Other analysts claim that a U.S. withdrawal would give Iran and Russia free rein in Syria. That argument ignores both countries’ decades-long political and military links with Damascus—ties that U.S. pressure is unlikely to weaken. Russia and Syria have maintained a close relationship since the Cold War, and Russian advisers operated in the country well before the current conflict began in 2011. Iran’s presence is similarly long-standing: when I was the U.S. ambassador in Syria ten years ago, U.S. diplomats shared an apartment building with Iran’s Islamic Revolutionary Guard Corps members. There have been Revolutionary Guard military facilities in Syria for almost 20 years. Occasional small U.S. patrols in eastern Syria won’t alter either of these bilateral relationships, and they won’t be able to block Iranian missile shipments into the country—something the Israeli air force is already doing effectively.
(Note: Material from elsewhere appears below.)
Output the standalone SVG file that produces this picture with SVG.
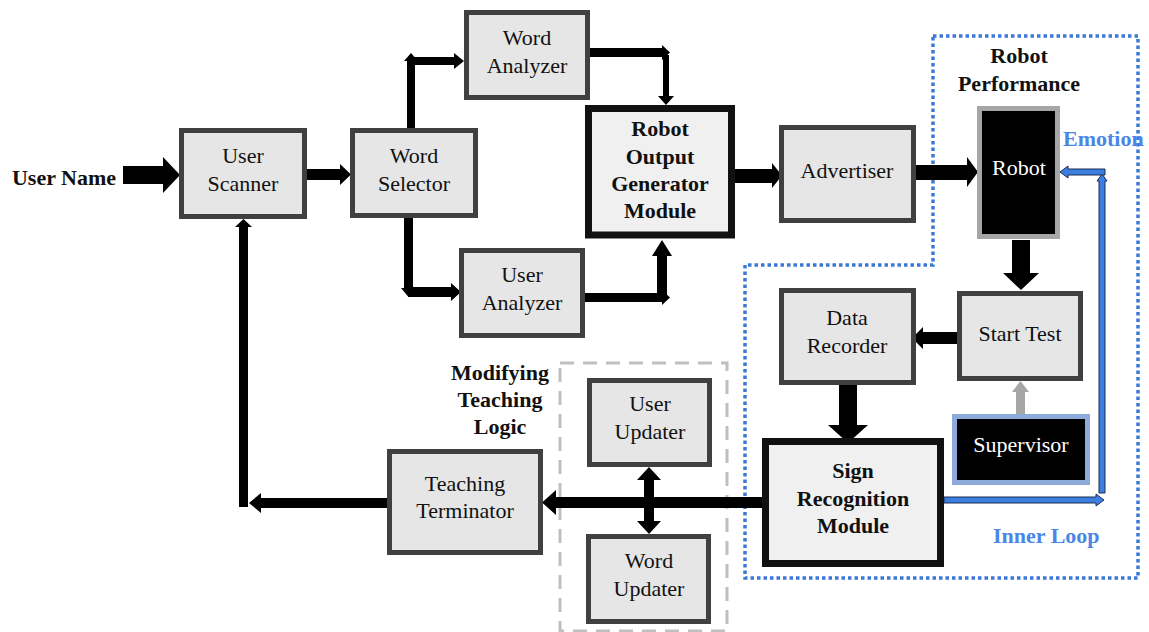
<svg xmlns="http://www.w3.org/2000/svg" width="1149" height="632" viewBox="0 0 1149 632">
<style>
.box{fill:#e6e6e6;stroke:#404040;stroke-width:5}
.bold{fill:#f0f0f0;stroke:#111;stroke-width:7}
.t{font-family:'Liberation Serif','Times New Roman','DejaVu Serif',serif;font-size:22px;fill:#111;text-anchor:middle}
.b{font-weight:bold}
.w{fill:#fff}
.k{fill:#000}
.g{fill:#a6a6a6}
.bl{fill:#3d7fe0;stroke:#1d2f55;stroke-width:1}
</style>
<rect width="1149" height="632" fill="#fff"/>
<g id="robot-performance-region">
<path d="M933,36 H1138 V578 H745 V265 H933 Z" fill="none" stroke="#3c78d8" stroke-width="3.5" stroke-dasharray="3.5 3"/>
<text class="t b" x="1019" y="63">Robot</text>
<text class="t b" x="1019" y="91">Performance</text>
</g>
<g id="modifying-teaching-logic">
<rect x="560" y="363" width="167" height="268" fill="none" stroke="#bfbfbf" stroke-width="3" stroke-dasharray="14 9"/>
<text class="t b" x="500" y="380">Modifying</text>
<text class="t b" x="500" y="407">Teaching</text>
<text class="t b" x="500" y="434">Logic</text>
</g>
<g id="connectors">
<polygon class="k" points="123,166 163,166 163,157 180,175 163,193 163,184 123,184"/>
<polygon class="k" points="307,169 340,169 340,164 351,174.5 340,185 340,180 307,180"/>
<polygon class="k" points="407,128 407,61 404,61 411,53 418,61 415,61 415,128"/>
<polygon class="k" points="411,57 454,57 454,53 464,61 454,69 454,65 411,65"/>
<polygon class="k" points="404,218 404,288 401,288 408.5,297 416,288 413,288 413,218"/>
<polygon class="k" points="408,287 451,287 451,283 461,292 451,301 451,297 408,297"/>
<polygon class="k" points="590,48 662,48 662,45 670,52.5 662,60 662,57 590,57"/>
<polygon class="k" points="663,55 669,55 669,96 674,96 666,105 658,96 663,96"/>
<polygon class="k" points="585,293 662,293 662,290 670,297.5 662,305 662,302 585,302"/>
<polygon class="k" points="657,299 657,256 652,256 662,240 672,256 667,256 667,299"/>
<polygon class="k" points="735,169 772,169 772,163 782,175.5 772,188 772,183 735,183"/>
<polygon class="k" points="916,165 967,165 967,157 978,172 967,187 967,180 916,180"/>
<polygon class="k" points="1012,240 1030,240 1030,273 1039,273 1021,290 1003,273 1012,273"/>
<polygon class="k" points="957,332 923,332 923,327 912,338 923,349 923,344 957,344"/>
<polygon class="k" points="839,385 857,385 857,425 868,425 848,443 828,425 839,425"/>
<polygon class="g" points="1016,414 1016,392 1012,392 1020.5,381 1029,392 1025,392 1025,414"/>
<polygon class="bl" points="944,497 1096,497 1096,494 1104,500 1096,506 1096,503 944,503"/>
<polygon class="bl" points="1099,493 1099,181 1097,181 1102,174 1107,181 1105,181 1105,493"/>
<polygon class="bl" points="1105,169 1105,175 1068,175 1068,178 1060,172 1068,166 1068,169"/>
<polygon class="k" points="762,497 556,497 556,490 542,502.5 556,515 556,508 762,508"/>
<polygon class="k" points="644,480 637,480 649,467 661,480 654,480 654,521 661,521 649,534 637,521 644,521"/>
<polygon class="k" points="388,498 261,498 261,493 249,503 261,513 261,508 388,508"/>
<polygon class="k" points="239,507 239,227 235,227 243.5,219 252,227 248,227 248,507"/>
</g>
<g id="user-name"><text class="t b" x="64" y="185">User Name</text></g>
<g id="user-scanner">
<rect class="box" x="181.5" y="130.5" width="123" height="86"/>
<text class="t" x="243" y="163">User</text><text class="t" x="243" y="191">Scanner</text>
</g>
<g id="word-selector">
<rect class="box" x="352.5" y="130.5" width="123" height="85"/>
<text class="t" x="414" y="163">Word</text><text class="t" x="414" y="191">Selector</text>
</g>
<g id="word-analyzer">
<rect class="box" x="466.5" y="12.5" width="121" height="85"/>
<text class="t" x="527" y="45">Word</text><text class="t" x="527" y="73">Analyzer</text>
</g>
<g id="user-analyzer">
<rect class="box" x="461.5" y="250.5" width="121" height="85"/>
<text class="t" x="522" y="282">User</text><text class="t" x="522" y="310">Analyzer</text>
</g>
<g id="robot-output-generator">
<rect class="bold" x="588.5" y="108.5" width="143" height="126.5"/>
<text class="t b" x="660" y="136">Robot</text>
<text class="t b" x="660" y="164">Output</text>
<text class="t b" x="660" y="191">Generator</text>
<text class="t b" x="660" y="218">Module</text>
</g>
<g id="advertiser">
<rect class="box" x="781.5" y="127.5" width="132" height="93"/>
<text class="t" x="847" y="178">Advertiser</text>
</g>
<g id="robot">
<rect x="979.5" y="108.5" width="78" height="128" fill="#000" stroke="#a6a6a6" stroke-width="5"/>
<text class="t w" x="1019" y="175">Robot</text>
</g>
<g id="emotion-label"><text class="t b" x="1063" y="146" style="text-anchor:start;fill:#4a86e8">Emotion</text></g>
<g id="start-test">
<rect class="box" x="959.5" y="293.5" width="121" height="85"/>
<text class="t" x="1020" y="341">Start Test</text>
</g>
<g id="data-recorder">
<rect class="box" x="781.5" y="290.5" width="132" height="92"/>
<text class="t" x="847" y="325">Data</text><text class="t" x="847" y="353">Recorder</text>
</g>
<g id="supervisor">
<rect x="954.5" y="416.5" width="133" height="66" fill="#000" stroke="#8eaadb" stroke-width="5"/>
<text class="t w" x="1021" y="452">Supervisor</text>
</g>
<g id="sign-recognition">
<rect class="bold" x="765.5" y="441.5" width="175" height="122"/>
<text class="t b" x="853" y="478">Sign</text>
<text class="t b" x="853" y="506">Recognition</text>
<text class="t b" x="853" y="533">Module</text>
</g>
<g id="inner-loop-label"><text class="t b" x="993" y="543" style="text-anchor:start;fill:#4a86e8">Inner Loop</text></g>
<g id="user-updater">
<rect class="box" x="589.5" y="380.5" width="120" height="84"/>
<text class="t" x="650" y="411">User</text><text class="t" x="650" y="439">Updater</text>
</g>
<g id="word-updater">
<rect class="box" x="588.5" y="536.5" width="120" height="85"/>
<text class="t" x="649" y="568">Word</text><text class="t" x="649" y="596">Updater</text>
</g>
<g id="teaching-terminator">
<rect class="box" x="389.5" y="451.5" width="151" height="101"/>
<text class="t" x="465" y="491">Teaching</text><text class="t" x="465" y="518">Terminator</text>
</g>
</svg>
Biden could, of course, maintain the Trump administration’s strategy. But doing so would mean wasting billions of dollars while exacerbating intercommunal tensions and failing to contain ISIS. The United States has limited objectives in Syria that should cost Washington far less; whatever cash it wants to spend should go to the enormous refugee problem. Better to let Russia and Turkey secure their national interests by taking on the anti-ISIS burden. Ultimately, such bargains are the essence of diplomacy—working on specific problems, even with unsavory partners, to achieve limited but mutual goals.